Available data.
----

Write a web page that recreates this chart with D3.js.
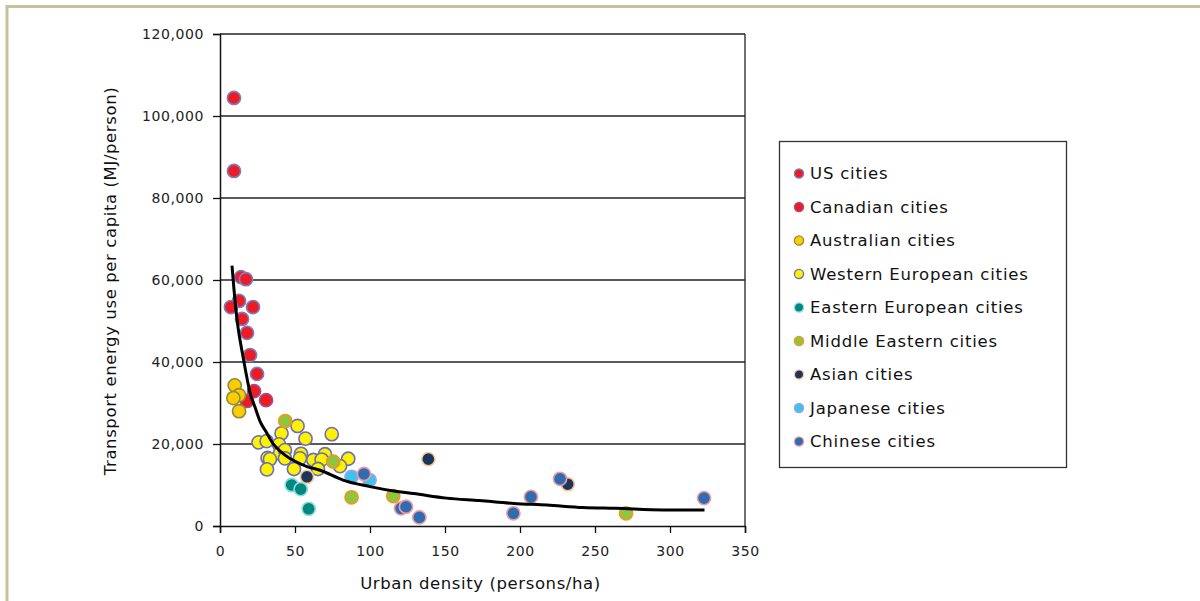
<!DOCTYPE html>
<html><head><meta charset="utf-8">
<script src="https://cdn.jsdelivr.net/npm/d3@7"></script>
<style>
html,body{margin:0;padding:0;background:#fff;}
svg{display:block;font-family:"DejaVu Sans",sans-serif;}
</style></head>
<body><svg id="c" width="1200" height="601"></svg>
<script>
// ---- data ----
const seriesNames = ["US cities","Canadian cities","Australian cities","Western European cities","Eastern European cities","Middle Eastern cities","Asian cities","Japanese cities","Chinese cities"];
const seriesFill = ["#ed1c24","#ed1c24","#ffcc00","#fff200","#00877f","#8dc63f","#1b365d","#3cc4f0","#2e6db4"];
const seriesStroke = ["#7a7fc0","#a0508f","#8c8c3c","#6b6fb5","#8fdcd8","#f7941d","#f9c89b","#a3a3dc","#f39a9a"];

const usX = [9.3,9.3,14,17.3,12.7,7.3,22,14.7,18,20,24.7];
const usY = [104400,86600,60700,60200,54900,53400,53400,50500,47100,41700,37100];
const canX = [22.7,30.7,18];
const canY = [32900,30700,30500];
const ausX = [9.8,12.7,8.9,12.7];
const ausY = [34300,31900,31200,28000];
const weX = [51.7,41,74.5,57,25.7,31.1,39.3,40,43.3,54,53.3,70,31.7,33.3,43.3,62.2,67.8,85.5,80,49.3,31.3,65.3];
const weY = [24400,22600,22400,21300,20400,20700,19900,17700,18500,17600,16500,17500,16600,16300,16500,16100,16200,16400,14600,13900,13800,13900];
const eeX = [47.8,53.8,59.1];
const eeY = [10000,9000,4200];
const meX = [43.5,75.5,87.7,115.5,270.7];
const meY = [25600,15700,7000,7300,3100];
const asX = [58,138.9,231.8];
const asY = [12000,16300,10200];
const jpX = [87.7,99.7];
const jpY = [12000,11200];
const cnX = [96,120.7,124,132.9,195.6,207.3,226.7,322.7];
const cnY = [12700,4300,4700,2100,3100,7100,11500,6800];

const trendX = [8,10,12,14.5,17,20,23.3,26.7,31,34.4,43.3,50,58,66.7,82,100,118,129,151,173,196,218,242,264,296,323];
const trendY = [63500,55000,48500,43000,38000,32500,29000,25500,22800,20600,17300,15800,14500,13600,11200,9600,8400,7900,6800,6200,5500,5100,4500,4300,3900,3900];

const xTicks = [0,50,100,150,200,250,300,350];
const yTicks = [0,20000,40000,60000,80000,100000,120000];

const seriesX = [usX,canX,ausX,weX,eeX,meX,asX,jpX,cnX];
const seriesY = [usY,canY,ausY,weY,eeY,meY,asY,jpY,cnY];

// ---- drawing ----
const svg = d3.select("#c");
const L = 220, R = 745, T = 34, B = 526;
const x = d3.scaleLinear().domain([0,350]).range([L,R]);
const y = d3.scaleLinear().domain([0,120000]).range([B,T]);

// outer frame
svg.append("path").attr("d","M7,601 V6.5 H1200")
  .attr("fill","none").attr("stroke","#c8c29b").attr("stroke-width",3);

// gridlines
svg.append("g").selectAll("line").data(yTicks.filter(d=>d>0)).join("line")
  .attr("x1",L).attr("x2",R).attr("y1",d=>y(d)).attr("y2",d=>y(d))
  .attr("stroke","#222").attr("stroke-width",1.3);
// right border
svg.append("line").attr("x1",R).attr("x2",R).attr("y1",T).attr("y2",B)
  .attr("stroke","#222").attr("stroke-width",1.3);

const fmt = d3.format(",");
const yAxis = svg.append("g").attr("transform",`translate(${L},0)`)
  .call(d3.axisLeft(y).tickValues(yTicks).tickFormat(fmt).tickSize(7).tickPadding(9));
const xAxis = svg.append("g").attr("transform",`translate(0,${B})`)
  .call(d3.axisBottom(x).tickValues(xTicks).tickSize(7).tickPadding(13));
[yAxis,xAxis].forEach(a=>{
  a.select(".domain").attr("stroke","#111").attr("stroke-width",1.5);
  a.selectAll(".tick line").attr("stroke","#111").attr("stroke-width",1.3);
  a.selectAll("text").attr("font-size",14).attr("fill","#222")
    .attr("font-family","DejaVu Sans, sans-serif").attr("letter-spacing","0.6px");
});

// points
seriesNames.forEach((name,i)=>{
  const pts = seriesX[i].map((v,j)=>[v,seriesY[i][j]]);
  svg.append("g").selectAll("circle").data(pts).join("circle")
    .attr("cx",d=>x(d[0])).attr("cy",d=>y(d[1])).attr("r",6.6)
    .attr("fill",seriesFill[i]).attr("stroke",seriesStroke[i]).attr("stroke-width",1.6);
});

// trend line
const trend = trendX.map((v,j)=>[v,trendY[j]]);
svg.append("path").datum(trend)
  .attr("d",d3.line().x(d=>x(d[0])).y(d=>y(d[1])).curve(d3.curveMonotoneX))
  .attr("fill","none").attr("stroke","#000").attr("stroke-width",3);

// axis titles
svg.append("text").attr("x",(L+R)/2-2).attr("y",589).attr("text-anchor","middle")
  .attr("font-size",16.5).attr("fill","#111").attr("letter-spacing","0.6px")
  .text("Urban density (persons/ha)");
svg.append("text").attr("transform",`translate(116,281) rotate(-90)`).attr("text-anchor","middle")
  .attr("font-size",16.5).attr("fill","#111").attr("letter-spacing","0.6px")
  .text("Transport energy use per capita (MJ/person)");

// legend
const lg = svg.append("g");
lg.append("rect").attr("x",779.5).attr("y",141.5).attr("width",287).attr("height",326)
  .attr("fill","#fff").attr("stroke","#333").attr("stroke-width",1.3);
const rowY = d3.scalePoint().domain(seriesNames).range([173.5,441.5]);
const rows = lg.selectAll("g.row").data(seriesNames).join("g").attr("class","row")
  .attr("transform",d=>`translate(0,${rowY(d)})`);
rows.append("circle").attr("cx",799).attr("cy",0).attr("r",4.6)
  .attr("fill",(d,i)=>seriesFill[i]).attr("stroke",(d,i)=>seriesStroke[i]).attr("stroke-width",1.3);
rows.append("text").attr("x",810).attr("y",0).attr("dy","0.36em")
  .attr("font-size",16.5).attr("fill","#111").attr("letter-spacing","0.8px").text(d=>d);
</script></body></html>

----

Work to complete. Reproduce the material word for word. Any pictures should be left out of the copy.

Answer.
Write a web page that recreates this chart with D3.js.
<!DOCTYPE html>
<html><head><meta charset="utf-8">
<script src="https://cdn.jsdelivr.net/npm/d3@7"></script>
<style>
html,body{margin:0;padding:0;background:#fff;}
svg{display:block;font-family:"DejaVu Sans",sans-serif;}
</style></head>
<body><svg id="c" width="1200" height="601"></svg>
<script>
// ---- data ----
const seriesNames = ["US cities","Canadian cities","Australian cities","Western European cities","Eastern European cities","Middle Eastern cities","Asian cities","Japanese cities","Chinese cities"];
const seriesFill = ["#ed1c24","#ed1c24","#ffcc00","#fff200","#00877f","#8dc63f","#1b365d","#3cc4f0","#2e6db4"];
const seriesStroke = ["#7a7fc0","#a0508f","#8c8c3c","#6b6fb5","#8fdcd8","#f7941d","#f9c89b","#a3a3dc","#f39a9a"];

const usX = [9.3,9.3,14,17.3,12.7,7.3,22,14.7,18,20,24.7];
const usY = [104400,86600,60700,60200,54900,53400,53400,50500,47100,41700,37100];
const canX = [22.7,30.7,18];
const canY = [32900,30700,30500];
const ausX = [9.8,12.7,8.9,12.7];
const ausY = [34300,31900,31200,28000];
const weX = [51.7,41,74.5,57,25.7,31.1,39.3,40,43.3,54,53.3,70,31.7,33.3,43.3,62.2,67.8,85.5,80,49.3,31.3,65.3];
const weY = [24400,22600,22400,21300,20400,20700,19900,17700,18500,17600,16500,17500,16600,16300,16500,16100,16200,16400,14600,13900,13800,13900];
const eeX = [47.8,53.8,59.1];
const eeY = [10000,9000,4200];
const meX = [43.5,75.5,87.7,115.5,270.7];
const meY = [25600,15700,7000,7300,3100];
const asX = [58,138.9,231.8];
const asY = [12000,16300,10200];
const jpX = [87.7,99.7];
const jpY = [12000,11200];
const cnX = [96,120.7,124,132.9,195.6,207.3,226.7,322.7];
const cnY = [12700,4300,4700,2100,3100,7100,11500,6800];

const trendX = [8,10,12,14.5,17,20,23.3,26.7,31,34.4,43.3,50,58,66.7,82,100,118,129,151,173,196,218,242,264,296,323];
const trendY = [63500,55000,48500,43000,38000,32500,29000,25500,22800,20600,17300,15800,14500,13600,11200,9600,8400,7900,6800,6200,5500,5100,4500,4300,3900,3900];

const xTicks = [0,50,100,150,200,250,300,350];
const yTicks = [0,20000,40000,60000,80000,100000,120000];

const seriesX = [usX,canX,ausX,weX,eeX,meX,asX,jpX,cnX];
const seriesY = [usY,canY,ausY,weY,eeY,meY,asY,jpY,cnY];

// ---- drawing ----
const svg = d3.select("#c");
const L = 220, R = 745, T = 34, B = 526;
const x = d3.scaleLinear().domain([0,350]).range([L,R]);
const y = d3.scaleLinear().domain([0,120000]).range([B,T]);

// outer frame
svg.append("path").attr("d","M7,601 V6.5 H1200")
  .attr("fill","none").attr("stroke","#c8c29b").attr("stroke-width",3);

// gridlines
svg.append("g").selectAll("line").data(yTicks.filter(d=>d>0)).join("line")
  .attr("x1",L).attr("x2",R).attr("y1",d=>y(d)).attr("y2",d=>y(d))
  .attr("stroke","#222").attr("stroke-width",1.3);
// right border
svg.append("line").attr("x1",R).attr("x2",R).attr("y1",T).attr("y2",B)
  .attr("stroke","#222").attr("stroke-width",1.3);

const fmt = d3.format(",");
const yAxis = svg.append("g").attr("transform",`translate(${L},0)`)
  .call(d3.axisLeft(y).tickValues(yTicks).tickFormat(fmt).tickSize(7).tickPadding(9));
const xAxis = svg.append("g").attr("transform",`translate(0,${B})`)
  .call(d3.axisBottom(x).tickValues(xTicks).tickSize(7).tickPadding(13));
[yAxis,xAxis].forEach(a=>{
  a.select(".domain").attr("stroke","#111").attr("stroke-width",1.5);
  a.selectAll(".tick line").attr("stroke","#111").attr("stroke-width",1.3);
  a.selectAll("text").attr("font-size",14).attr("fill","#222")
    .attr("font-family","DejaVu Sans, sans-serif").attr("letter-spacing","0.6px");
});

// points
seriesNames.forEach((name,i)=>{
  const pts = seriesX[i].map((v,j)=>[v,seriesY[i][j]]);
  svg.append("g").selectAll("circle").data(pts).join("circle")
    .attr("cx",d=>x(d[0])).attr("cy",d=>y(d[1])).attr("r",6.6)
    .attr("fill",seriesFill[i]).attr("stroke",seriesStroke[i]).attr("stroke-width",1.6);
});

// trend line
const trend = trendX.map((v,j)=>[v,trendY[j]]);
svg.append("path").datum(trend)
  .attr("d",d3.line().x(d=>x(d[0])).y(d=>y(d[1])).curve(d3.curveMonotoneX))
  .attr("fill","none").attr("stroke","#000").attr("stroke-width",3);

// axis titles
svg.append("text").attr("x",(L+R)/2-2).attr("y",589).attr("text-anchor","middle")
  .attr("font-size",16.5).attr("fill","#111").attr("letter-spacing","0.6px")
  .text("Urban density (persons/ha)");
svg.append("text").attr("transform",`translate(116,281) rotate(-90)`).attr("text-anchor","middle")
  .attr("font-size",16.5).attr("fill","#111").attr("letter-spacing","0.6px")
  .text("Transport energy use per capita (MJ/person)");

// legend
const lg = svg.append("g");
lg.append("rect").attr("x",779.5).attr("y",141.5).attr("width",287).attr("height",326)
  .attr("fill","#fff").attr("stroke","#333").attr("stroke-width",1.3);
const rowY = d3.scalePoint().domain(seriesNames).range([173.5,441.5]);
const rows = lg.selectAll("g.row").data(seriesNames).join("g").attr("class","row")
  .attr("transform",d=>`translate(0,${rowY(d)})`);
rows.append("circle").attr("cx",799).attr("cy",0).attr("r",4.6)
  .attr("fill",(d,i)=>seriesFill[i]).attr("stroke",(d,i)=>seriesStroke[i]).attr("stroke-width",1.3);
rows.append("text").attr("x",810).attr("y",0).attr("dy","0.36em")
  .attr("font-size",16.5).attr("fill","#111").attr("letter-spacing","0.8px").text(d=>d);
</script></body></html>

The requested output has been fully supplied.